My apologies to the author for finding this unclear -- I am not clear though :D
Also: what an awesome blog post. Interesting topic, straightforward, short, code, diagrams, clearly not AI. Thankyou to the author.
Did you ever doodle parabolas on graph paper by drawing straight lines? That’s one way to see why you can form nonlinear curves using only lerps. (For example https://mathcraft.wonderhowto.com/how-to/create-parabolic-cu...)
Your thought is correct - this does (in a sense) move along the curve to produce new control points, and the subset does match the curve exactly. And the new control points are non-linear too! (The inner ones, anyway.) Pay attention to how the new control points are chosen - to split you take one control point from each level of the lerp tree.

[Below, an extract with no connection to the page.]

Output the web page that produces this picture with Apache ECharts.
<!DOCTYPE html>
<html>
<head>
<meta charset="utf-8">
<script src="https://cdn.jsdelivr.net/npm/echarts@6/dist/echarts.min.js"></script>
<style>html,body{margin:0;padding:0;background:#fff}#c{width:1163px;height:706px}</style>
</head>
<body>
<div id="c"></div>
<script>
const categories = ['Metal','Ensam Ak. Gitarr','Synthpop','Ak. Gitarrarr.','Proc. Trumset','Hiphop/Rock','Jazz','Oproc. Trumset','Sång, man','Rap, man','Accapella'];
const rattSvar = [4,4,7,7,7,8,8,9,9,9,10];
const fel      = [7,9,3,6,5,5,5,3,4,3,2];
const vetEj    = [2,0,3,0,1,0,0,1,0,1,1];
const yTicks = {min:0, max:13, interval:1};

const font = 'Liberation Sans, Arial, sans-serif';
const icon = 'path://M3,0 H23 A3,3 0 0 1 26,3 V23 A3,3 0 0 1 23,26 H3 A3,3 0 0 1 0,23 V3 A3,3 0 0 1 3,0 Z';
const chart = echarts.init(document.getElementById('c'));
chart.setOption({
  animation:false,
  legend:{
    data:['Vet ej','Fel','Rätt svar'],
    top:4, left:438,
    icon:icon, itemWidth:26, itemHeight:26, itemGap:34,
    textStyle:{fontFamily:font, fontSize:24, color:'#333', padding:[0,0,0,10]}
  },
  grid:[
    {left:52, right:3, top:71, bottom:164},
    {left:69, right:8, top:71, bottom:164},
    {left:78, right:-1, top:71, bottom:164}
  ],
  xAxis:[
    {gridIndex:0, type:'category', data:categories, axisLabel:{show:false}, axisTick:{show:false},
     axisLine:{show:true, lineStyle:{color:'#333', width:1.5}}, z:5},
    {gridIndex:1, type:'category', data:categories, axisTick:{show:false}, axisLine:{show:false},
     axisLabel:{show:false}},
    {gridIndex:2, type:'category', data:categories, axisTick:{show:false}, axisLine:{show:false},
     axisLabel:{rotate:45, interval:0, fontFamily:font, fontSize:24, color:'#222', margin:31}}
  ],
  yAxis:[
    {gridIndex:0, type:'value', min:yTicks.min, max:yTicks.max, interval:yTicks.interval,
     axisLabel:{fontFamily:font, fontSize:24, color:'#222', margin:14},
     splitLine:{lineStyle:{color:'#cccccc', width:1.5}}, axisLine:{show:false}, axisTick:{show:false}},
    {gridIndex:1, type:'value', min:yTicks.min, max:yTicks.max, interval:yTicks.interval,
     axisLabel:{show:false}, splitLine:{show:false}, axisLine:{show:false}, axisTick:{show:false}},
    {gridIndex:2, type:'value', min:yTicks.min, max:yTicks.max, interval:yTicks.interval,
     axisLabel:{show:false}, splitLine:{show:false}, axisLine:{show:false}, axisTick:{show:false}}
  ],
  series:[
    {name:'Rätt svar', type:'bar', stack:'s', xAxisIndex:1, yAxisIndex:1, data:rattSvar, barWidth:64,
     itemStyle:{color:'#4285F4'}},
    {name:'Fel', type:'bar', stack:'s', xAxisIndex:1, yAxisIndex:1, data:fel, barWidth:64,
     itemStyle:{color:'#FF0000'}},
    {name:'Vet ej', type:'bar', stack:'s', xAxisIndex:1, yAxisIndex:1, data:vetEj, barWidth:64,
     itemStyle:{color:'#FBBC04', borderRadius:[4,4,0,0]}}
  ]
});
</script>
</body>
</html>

It's a mathematical property that bezier curves (degree n) can be split exactly into two bezier curves (degree n), which is known as deCasteljau's algorithm:
https://en.wikipedia.org/wiki/De_Casteljau%27s_algorithm
That page also features some pretty animations on the "lerpy" part - Bezier curves are really simple, it's just that for some reason they are often presented with lots of math jargon that's completely over the top.
This is also used to efficiently draw bezier curves: subdivide them until they're visually straight lines, then plot those.
This can be explained through the bezier's polar form (aka blossom). There's plenty of literature on this. (For instance see slide 40 here[0])
I generally find it interesting that articles on Bezier curves/surfaces usually get upvoted on HN even though they tend to be extremely surface level. Any introductory applied geometry course or textbook will go much deeper within the first chapter or two.
[0] https://resources.mpi-inf.mpg.de/departments/d4/teaching/ss2...
I think for many of us, Bezier curves were our first introduction to curve geometry. They were certainly mine. In the late 90s, early 2000s, Rhino3D came out, and Quake 3 had curved surfaces, and suddenly splines were everywhere. For those of us of that generation, they are somewhat magic and back then I never saw a good explanation how they work -- but 20+ years later, this thread has provided multiple!
https://www.youtube.com/watch?v=jvPPXbo87ds
I am a bit bummed since from the title I was expecting a technique for 3D surfaces w/ multiple Béziers (at least 3, one for each plane) --- if someone knows of a good text on that, I'd be glad to learn of it.